A Look at FCC Closed Captioning Rules

Are you looking for a career in closed captioning in New York City? Approximately one million Americans suffer from impaired hearing, and closed captioning makes it possible for these individuals to enjoy televised programs. Thus, those trained in closed captioning are in high demand. New York colleges that offer closed captioning classes often focus on the Federal Communications Commission’s regulations. These rules are enforced so that programming for those who are hard of hearing is kept at a high level of quality.

Consider how frustrating it would be to understand a conversation when you can hear only half of the words spoken by the other person. For closed captioning to be effective, those following it must have access to a complete transcription of all that is spoken during the television program. As a result, should you go to vocational school for closed captioning, you will be taught how to transcribe all dialogue, as well as ambient sound that is relevant to understanding the program or show.

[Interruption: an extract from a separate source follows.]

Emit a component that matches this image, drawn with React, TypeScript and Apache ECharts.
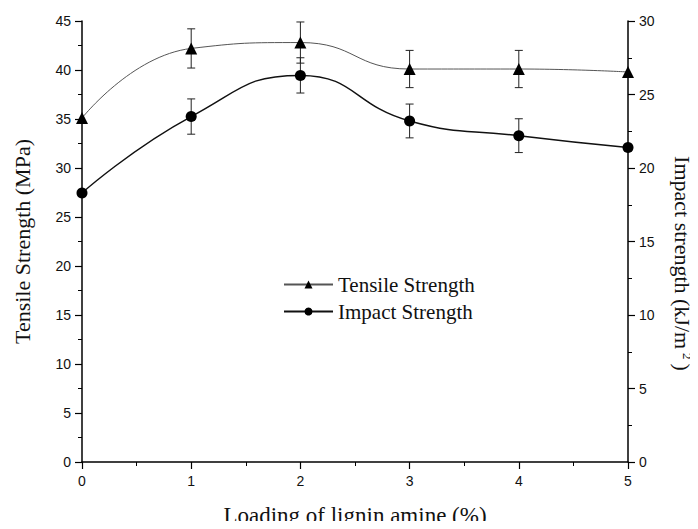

Closed captioning can help deaf viewers know what is being said onscreen, but images can provide context for them as well. This is why it is important to have closed captioning that describes dialogue as it is said. Significantly delayed closed captioning can prove just as confusing to audiences as incomplete closed captioning. Therefore, this job requires quick recognition and typing skills so that the captions are concurrent with the spoken dialogue.

Saying the wrong word during a conversation can completely change the meaning of it. This can also be said of typing incorrect text while transcribing dialogue for closed captioning. Even the smallest of errors, such as writing “he” instead of “she,” could lead to confusion among closed captioning viewers. Keep in mind that spelling or grammatical errors could prove frustrating for audiences as well. While many people may be able to eventually discern the correct word or phrase, it may take them a few minutes to figure out the intended term. In the meantime, they may be missing other important information that is key to enjoying the show or program.